On Thursday, 15 December 2016 at 03:26:24 UTC, Meta wrote:
On Tuesday, 13 December 2016 at 22:33:24 UTC, Andrei
Alexandrescu wrote:
Destroy.
https://github.com/dlang/DIPs/pull/51/files
Andrei
What's the main goal with this proposal? Is it to introduce
DCDs into the language or is it to clean up some warts of the
local import pattern, i.e.:
int doSomething(T)(T t) //std.range is lazily imported but
{ //can't be used in the signature
import std.range;
//...
}
struct Test(R) //Ditto
{
import std.algorithm;
//etc...
}
I'm assuming it's the former, or there wouldn't be any talk
about introducing any new syntax. Imports would just be made
completely lazy and we wouldn't have to change the language at
all otherwise. So other than the fact that you can move the
declaration anywhere without breaking it due to missing
imports, are the advantages that DCDs provide really worth it
enough to introduce yet another clause that can be put on any
declaration? Especially when we have another solution (lazy
imports) that does exactly what you want but excludes the DCD
aspect?
I think there is a case to be made to use the import in the
symbol's signature, which is currently not possible. Not sure it
pays for itself to add a feature in the language just for this.

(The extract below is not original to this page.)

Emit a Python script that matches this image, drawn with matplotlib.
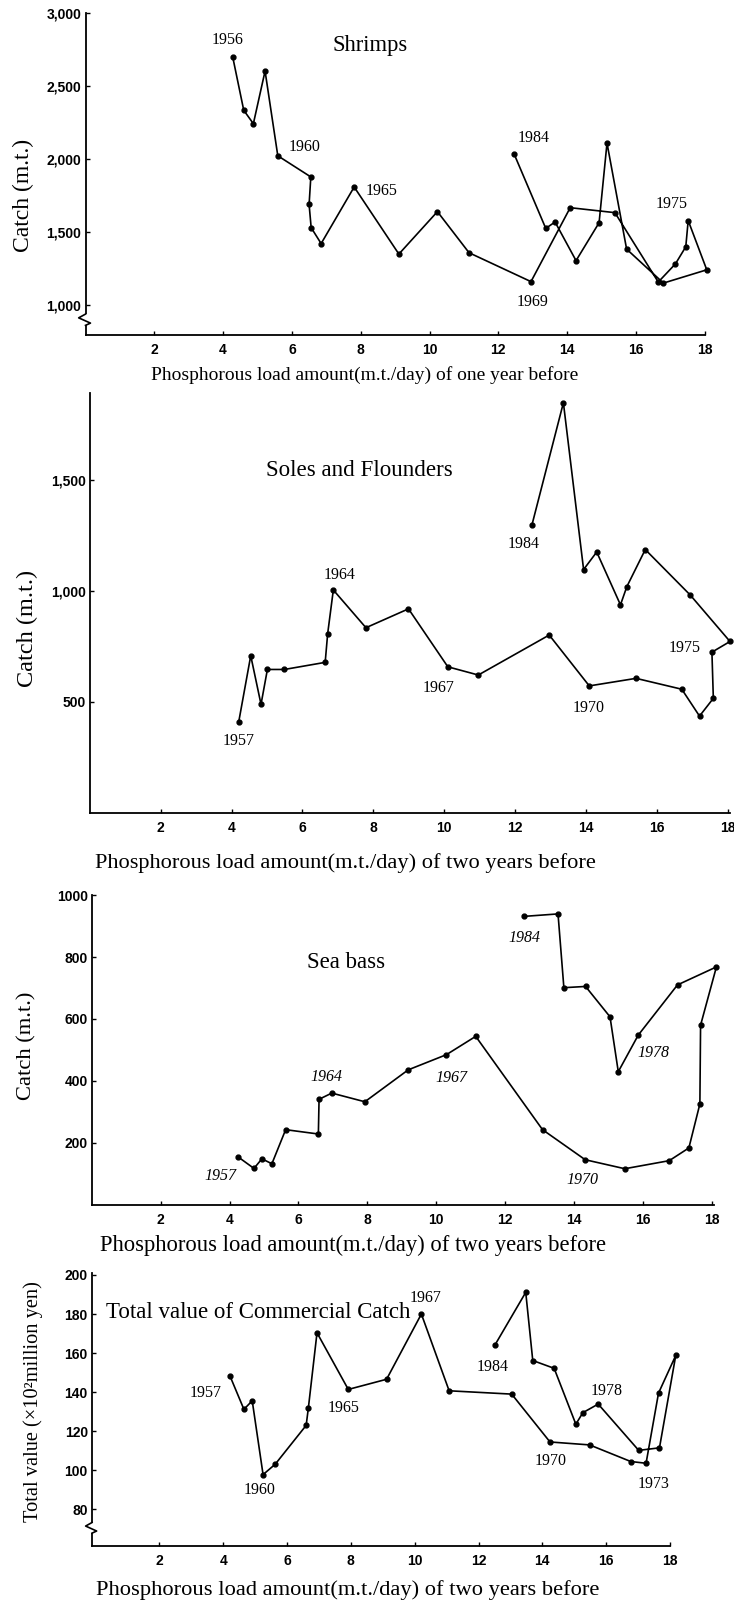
import matplotlib
matplotlib.use("Agg")
import matplotlib.pyplot as plt

plt.rcParams['font.family'] = ['Liberation Serif', 'DejaVu Serif']

W, H = 734, 1603

# ---- Shrimps (load of one year before), 1956..1984
shrimp_x = [4.28, 4.60, 4.88, 5.22, 5.59, 6.55, 6.50, 6.56, 6.85, 7.81,
            9.11, 10.23, 11.15, 12.95, 14.09, 15.39, 16.65, 17.15, 17.45, 17.52,
            18.06, 16.80, 15.73, 15.16, 14.93, 14.26, 13.65, 13.38, 12.46]
shrimp_y = [2700, 2335, 2243, 2604, 2023, 1878, 1689, 1530, 1421, 1809,
            1349, 1640, 1358, 1160, 1667, 1633, 1157, 1282, 1399, 1579,
            1241, 1150, 1383, 2110, 1564, 1304, 1569, 1525, 2035]
shrimp_years = list(range(1956, 1985))

# ---- Soles and flounders (two years before), 1957..1984
sole_x = [4.20, 4.54, 4.83, 5.01, 5.49, 6.64, 6.71, 6.87, 7.79, 8.99,
          10.10, 10.96, 12.96, 14.09, 15.41, 16.70, 17.20, 17.59, 17.55, 18.06,
          16.94, 15.67, 15.15, 14.97, 14.30, 13.93, 13.36, 12.47]
sole_y = [408, 707, 488, 645, 645, 677, 806, 1003, 833, 918,
          657, 620, 800, 571, 605, 556, 435, 515, 723, 771,
          980, 1185, 1018, 936, 1174, 1095, 1846, 1294]

# ---- Sea bass (two years before), 1957..1984
bass_x = [4.25, 4.71, 4.94, 5.23, 5.63, 6.58, 6.60, 6.97, 7.93, 9.19,
          10.30, 11.15, 13.09, 14.33, 15.48, 16.77, 17.34, 17.66, 17.68, 18.14,
          17.01, 15.87, 15.29, 15.05, 14.34, 13.71, 13.54, 12.55]
bass_y = [155, 118, 149, 133, 243, 229, 341, 361, 333, 436,
          485, 544, 243, 146, 117, 143, 184, 326, 580, 768,
          710, 548, 430, 607, 705, 701, 939, 931]

# ---- Total value of commercial catch (x10^2 million yen), 1957..1984
value_x = [4.21, 4.65, 4.91, 5.25, 5.63, 6.60, 6.67, 6.94, 7.92, 9.12,
           10.21, 11.08, 13.04, 14.24, 15.48, 16.77, 17.25, 17.64, 18.18, 17.67,
           17.02, 15.75, 15.27, 15.05, 14.37, 13.70, 13.48, 12.51]
value_y = [148.4, 131.2, 135.6, 97.8, 103.1, 123.0, 132.0, 170.4, 141.4, 146.6,
           180.0, 140.7, 139.0, 114.5, 113.0, 104.5, 103.6, 139.5, 158.8, 111.5,
           110.2, 133.9, 129.5, 123.6, 152.2, 156.2, 191.1, 164.0]
years_2 = list(range(1957, 1985))

xticks = [2, 4, 6, 8, 10, 12, 14, 16, 18]


def px_axes(fig, left, top, right, bottom):
    return fig.add_axes([left / W, 1 - bottom / H, (right - left) / W, (bottom - top) / H])


def fx(x):
    return x / W


def fy(y):
    return 1 - y / H


def style_ax(ax, yticks, ylabels):
    for s in ['top', 'right']:
        ax.spines[s].set_visible(False)
    for s in ['left', 'bottom']:
        ax.spines[s].set_linewidth(1.3)
    ax.set_xticks(xticks)
    ax.set_xticklabels([str(t) for t in xticks])
    ax.set_yticks(yticks)
    ax.set_yticklabels(ylabels)
    ax.tick_params(axis='both', direction='in', length=3, width=1.0,
                   labelsize=10)
    ax.tick_params(axis='x', pad=6)
    ax.tick_params(axis='y', pad=3)
    for lab in ax.get_xticklabels() + ax.get_yticklabels():
        lab.set_family(['Liberation Sans', 'DejaVu Sans'])
        lab.set_fontweight('bold')


def draw_series(ax, xs, ys):
    ax.plot(xs, ys, color='black', lw=1.2, marker='o', ms=3.5,
            clip_on=False, zorder=3)


def label_years(ax, xs, ys, years, marks, italic=False):
    for yr, (dx, dy) in marks.items():
        i = years.index(yr)
        ax.annotate(str(yr), (xs[i], ys[i]), xytext=(dx, dy),
                    textcoords='offset points', ha='center', va='center',
                    fontsize=11.5, style='italic' if italic else 'normal')


def axis_break(ax, lo, hi):
    # hide a short piece of the y spine and put a small zigzag there
    step = (hi - lo) / 3
    ax.plot([0, 0], [lo, hi], transform=ax.transAxes, color='white',
            lw=3, clip_on=False, zorder=4, solid_capstyle='butt')
    ax.plot([0, -0.011, 0.008, 0], [hi, hi - step, lo + step * 0.6, lo],
            transform=ax.transAxes, color='black', lw=1.2, clip_on=False, zorder=5)


fig = plt.figure(figsize=(W / 100, H / 100), dpi=100)

# ---------------- Shrimps
ax1 = px_axes(fig, 85.5, 13.3, 704.7, 335)
draw_series(ax1, shrimp_x, shrimp_y)
ax1.set_xlim(0, 18)
ax1.set_ylim(794, 3000)
style_ax(ax1, [1000, 1500, 2000, 2500, 3000],
         ['1,000', '1,500', '2,000', '2,500', '3,000'])
label_years(ax1, shrimp_x, shrimp_y, shrimp_years,
            {1956: (-3.6, 12), 1960: (19, 6), 1965: (20, -2.7),
             1969: (1, -14.7), 1975: (-12, 12.2), 1984: (14, 11.5)})
axis_break(ax1, 0.03, 0.065)
fig.text(fx(370), fy(46), 'Shrimps', fontsize=16.3, ha='center', va='center')
fig.text(fx(365), fy(375), 'Phosphorous load amount(m.t./day) of one year before',
         fontsize=14, ha='center', va='center')
fig.text(fx(23), fy(195), 'Catch (m.t.)', fontsize=17, rotation=90,
         ha='center', va='center')

# ---------------- Soles and Flounders
ax2 = px_axes(fig, 89.8, 393, 730, 812.7)
draw_series(ax2, sole_x, sole_y)
ax2.set_xlim(0, 18.06)
ax2.set_ylim(0, 1890)
style_ax(ax2, [500, 1000, 1500], ['500', '1,000', '1,500'])
label_years(ax2, sole_x, sole_y, years_2,
            {1957: (0, -13.7), 1964: (4.3, 10.8), 1967: (-6.8, -15.5),
             1970: (-0.7, -15.6), 1975: (-20, 2.9), 1984: (-6, -13.5)})
fig.text(fx(359), fy(470), 'Soles and Flounders', fontsize=16.6,
         ha='center', va='center')
fig.text(fx(345), fy(863), 'Phosphorous load amount(m.t./day) of two years before',
         fontsize=16.1, ha='center', va='center')
fig.text(fx(27), fy(628), 'Catch (m.t.)', fontsize=17.5, rotation=90,
         ha='center', va='center')

# ---------------- Sea bass
ax3 = px_axes(fig, 91.8, 895, 714, 1205)
draw_series(ax3, bass_x, bass_y)
ax3.set_xlim(0, 18.07)
ax3.set_ylim(0, 1000)
style_ax(ax3, [200, 400, 600, 800, 1000],
         ['200', '400', '600', '800', '1000'])
label_years(ax3, bass_x, bass_y, years_2,
            {1957: (-12.5, -13.5), 1964: (-3.6, 11.5), 1967: (3.6, -16.6),
             1970: (-1.9, -14.4), 1978: (10.8, -12.7), 1984: (0.7, -15.6)},
            italic=True)
fig.text(fx(346), fy(963), 'Sea bass', fontsize=16.5, ha='center', va='center')
fig.text(fx(353), fy(1245), 'Phosphorous load amount(m.t./day) of two years before',
         fontsize=16.3, ha='center', va='center')
fig.text(fx(27), fy(1046), 'Catch (m.t.)', fontsize=16.2, rotation=90,
         ha='center', va='center')

# ---------------- Total value
ax4 = px_axes(fig, 92, 1273, 670, 1545.7)
draw_series(ax4, value_x, value_y)
ax4.set_xlim(-0.11, 18.0)
ax4.set_ylim(61.4, 201)
style_ax(ax4, [80, 100, 120, 140, 160, 180, 200],
         ['80', '100', '120', '140', '160', '180', '200'])
label_years(ax4, value_x, value_y, years_2,
            {1957: (-17.3, -12.7), 1960: (-2.2, -11.3), 1965: (-3.6, -13.2),
             1967: (2.7, 11.5), 1970: (0.5, -13.9), 1973: (5.3, -14.9),
             1978: (6.3, 9.4), 1984: (-1.4, -15.3)})
axis_break(ax4, 0.046, 0.085)
fig.text(fx(106), fy(1313), 'Total value of Commercial Catch', fontsize=16.5,
         ha='left', va='center')
fig.text(fx(348), fy(1590), 'Phosphorous load amount(m.t./day) of two years before',
         fontsize=16.2, ha='center', va='center')
fig.text(fx(33), fy(1402), 'Total value (×10²million yen)', fontsize=14.7,
         rotation=90, ha='center', va='center')

fig.savefig('out.png', dpi=100)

The tooling case is moot IMO. The languages keeps being fubared
with obtuse complexities, which makes tooling harder to write,
and then this is used an an excuse to fubar it even more. This
isn't leading to a good place.
Now there are some ways I see this happen leveraging the 'with'
creating a "with import" construct.
void foo(R)(R r) if (isInputRange!R) with import std.range {
// ...
}
The good thing here is that the import syntax doesn't need to be
altered in any way. You can still do "with import foo.bar : buzz".